I remember standing still, frozen to the spot, while the American national anthem was played over the loudspeaker across the compound. We all stood at attention. My impression was that total obedience was demanded. I was sure that if I moved one little finger or breathed too loudly, I would be put into prison. Obedience to the victorious forces in liberated Germany was total. Disobedience was treason. No one, as I remember it, dared to move an inch until the anthem was over: our lives depended on it. I was scared, and I could not hold my body still enough.
In that same American-occupied area of Germany, I remember Americans and how they looked. I remember men in military uniform. I remember a woman who was tall and slim and stood straight, though no with effort. She may have been a social worker with the Red Cross or the YMCA, which was so instrumental in helping the refugees. She seemed untouched by fear, loss or chaos. She was from America. Americans smiled, were friendly, powerful, and had abundance.

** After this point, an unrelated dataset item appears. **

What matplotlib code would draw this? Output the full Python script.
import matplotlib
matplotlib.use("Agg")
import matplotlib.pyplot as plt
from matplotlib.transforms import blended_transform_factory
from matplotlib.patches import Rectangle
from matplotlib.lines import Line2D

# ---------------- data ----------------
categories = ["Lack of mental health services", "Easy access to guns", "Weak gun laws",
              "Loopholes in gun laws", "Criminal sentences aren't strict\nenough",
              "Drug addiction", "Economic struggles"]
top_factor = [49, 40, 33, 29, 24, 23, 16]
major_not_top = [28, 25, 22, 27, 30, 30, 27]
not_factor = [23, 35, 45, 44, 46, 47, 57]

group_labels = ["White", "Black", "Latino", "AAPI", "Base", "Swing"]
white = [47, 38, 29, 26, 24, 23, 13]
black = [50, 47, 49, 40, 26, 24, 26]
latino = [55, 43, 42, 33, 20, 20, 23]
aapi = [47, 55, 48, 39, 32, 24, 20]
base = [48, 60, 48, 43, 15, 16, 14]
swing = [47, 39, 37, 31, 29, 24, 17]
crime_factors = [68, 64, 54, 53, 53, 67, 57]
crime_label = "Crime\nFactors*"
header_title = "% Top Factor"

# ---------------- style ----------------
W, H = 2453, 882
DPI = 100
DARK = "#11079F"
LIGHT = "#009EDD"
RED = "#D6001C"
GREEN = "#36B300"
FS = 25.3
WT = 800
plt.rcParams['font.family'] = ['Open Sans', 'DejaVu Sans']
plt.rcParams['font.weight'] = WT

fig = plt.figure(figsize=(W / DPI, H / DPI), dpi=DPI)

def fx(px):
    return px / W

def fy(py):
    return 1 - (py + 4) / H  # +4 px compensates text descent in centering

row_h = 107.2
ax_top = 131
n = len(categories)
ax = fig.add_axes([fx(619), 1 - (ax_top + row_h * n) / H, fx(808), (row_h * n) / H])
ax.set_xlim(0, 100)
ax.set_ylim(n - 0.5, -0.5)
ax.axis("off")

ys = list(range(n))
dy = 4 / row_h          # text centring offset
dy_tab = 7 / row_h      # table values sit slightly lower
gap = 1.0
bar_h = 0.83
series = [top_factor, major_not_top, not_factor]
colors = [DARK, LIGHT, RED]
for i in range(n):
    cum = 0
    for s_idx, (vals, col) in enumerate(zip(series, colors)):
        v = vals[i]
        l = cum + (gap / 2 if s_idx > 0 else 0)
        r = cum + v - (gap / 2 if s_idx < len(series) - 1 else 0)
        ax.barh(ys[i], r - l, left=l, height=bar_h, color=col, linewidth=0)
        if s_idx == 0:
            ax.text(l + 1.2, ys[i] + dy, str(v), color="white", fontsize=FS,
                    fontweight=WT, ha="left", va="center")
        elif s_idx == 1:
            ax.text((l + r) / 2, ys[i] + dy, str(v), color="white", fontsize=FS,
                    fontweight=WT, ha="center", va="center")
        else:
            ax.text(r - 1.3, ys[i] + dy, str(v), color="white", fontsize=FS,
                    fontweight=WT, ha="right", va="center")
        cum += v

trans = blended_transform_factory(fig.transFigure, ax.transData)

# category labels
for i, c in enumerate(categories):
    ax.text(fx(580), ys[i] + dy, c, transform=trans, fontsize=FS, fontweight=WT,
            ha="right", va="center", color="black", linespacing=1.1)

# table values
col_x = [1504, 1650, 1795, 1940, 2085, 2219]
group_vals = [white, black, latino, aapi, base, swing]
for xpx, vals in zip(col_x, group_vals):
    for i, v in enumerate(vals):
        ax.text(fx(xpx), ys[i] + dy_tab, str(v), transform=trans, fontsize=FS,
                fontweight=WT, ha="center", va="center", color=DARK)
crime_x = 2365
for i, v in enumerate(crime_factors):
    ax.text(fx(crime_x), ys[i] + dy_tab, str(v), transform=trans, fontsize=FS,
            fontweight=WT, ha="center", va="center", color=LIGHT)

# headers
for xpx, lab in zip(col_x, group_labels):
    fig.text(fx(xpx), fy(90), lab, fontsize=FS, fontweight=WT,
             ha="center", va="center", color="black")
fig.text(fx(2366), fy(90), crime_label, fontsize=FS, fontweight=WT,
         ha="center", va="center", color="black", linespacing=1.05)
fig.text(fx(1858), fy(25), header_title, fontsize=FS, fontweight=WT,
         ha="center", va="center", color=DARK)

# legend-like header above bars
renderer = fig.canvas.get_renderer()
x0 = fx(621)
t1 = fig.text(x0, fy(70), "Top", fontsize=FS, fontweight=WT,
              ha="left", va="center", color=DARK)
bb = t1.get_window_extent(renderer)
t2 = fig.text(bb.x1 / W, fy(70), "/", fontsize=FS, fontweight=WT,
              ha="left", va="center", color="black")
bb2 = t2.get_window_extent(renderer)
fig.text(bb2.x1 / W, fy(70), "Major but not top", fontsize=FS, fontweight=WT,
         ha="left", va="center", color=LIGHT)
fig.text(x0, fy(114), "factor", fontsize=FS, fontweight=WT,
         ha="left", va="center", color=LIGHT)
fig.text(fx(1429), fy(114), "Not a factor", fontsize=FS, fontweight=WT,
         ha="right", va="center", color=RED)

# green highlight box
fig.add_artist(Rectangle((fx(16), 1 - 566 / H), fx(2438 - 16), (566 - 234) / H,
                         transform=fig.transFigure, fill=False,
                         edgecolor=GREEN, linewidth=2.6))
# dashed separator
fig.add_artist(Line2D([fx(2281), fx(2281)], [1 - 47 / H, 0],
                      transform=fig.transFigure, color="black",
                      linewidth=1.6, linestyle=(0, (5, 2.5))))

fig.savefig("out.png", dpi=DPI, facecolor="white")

The Estonian Evangelical Lutheran Church was our sponsor for coming to the United States. The church sponsored most of the Estonian refugees. I remember standing in long lines in Germany, getting processed for coming to America. We children could not believe our good fortune: we were going to the golden land of dreams! We spoke of having soap and towels and of how people there each had a room to themselves. My favorite daydream was about having terrycloth towels.
Then I was on the ocean liner. The trip to Boston harbor took ten days. My family was on board, but I have no recollection of them at that time. There were people everywhere and there were many people who were seasick. Finally, I threw up too, over the railing of the ship. The sailors gave oranges to the children.

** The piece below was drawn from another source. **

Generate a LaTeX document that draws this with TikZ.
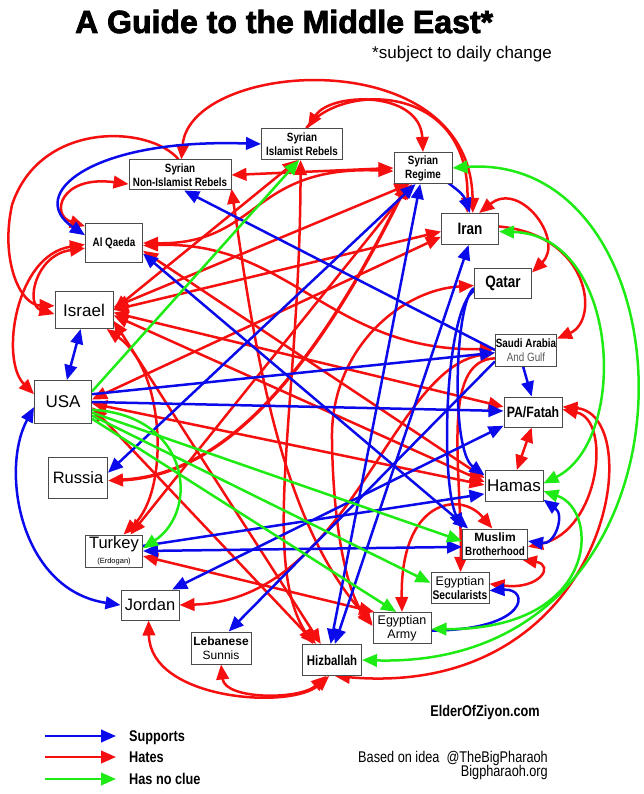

I remember arriving at the harbor and walking down the gangplank. Again, I was alone in memory. There were people waiting, and women with toys to give to the children coming off the ship. I remember one well-groomed American woman coming toward me with a toy in her hand, smiling. Then she changed her mind and walked right past me and gave the toy to another child. I was ashamed that I was somehow unworthy, but I didn’t know why.
Years later, when I was still a child, riding the New York elevated train, a young couple standing near me started talking to each other about how they wanted a little girl just like me. I couldn’t believe they were talking about me. I had always felt so skinny and unattractive with my tight braids and big ears. And yet, when I look at my childhood pictures, I see a young child who is sensitive and gentle. The hair style and the clothes were the choice of others, the hair pulled too tightly to keep it from slipping out of the braids, but I see the eyes as sensitive and gentle.
We arrived in New York City by subway on a hot June night in 1950. Once the subway came above ground and we got out, I saw the streets filled with cars. All the sidewalks were lined with cars. And the streets were covered with loose newspapers flying around in the breeze from the moving cars and subway gratings. I had no words to describe this experience, it was so new to me.
As a resident of New York, I learned my first essential words of English, which were “shurrup,” or shut up. Children in the tenement back yards, which were cement, but carried many intrigues and intriguing things, yelled at each other across the fences. They were feisty city kids who did something about their fear and anger, they used their words. Thus begins another story, about life as an immigrant child growing up in New York City.
It seemed to me a very long process, leaving Estonia and coming to America where I wanted to be. The body is a strong instrument. As spirit, I make change, and I have learned to care about the body and heal it of the effects of some of that change.
Acts 2:28-29: You have made known to me the paths of life: you fill me with joy in your presence.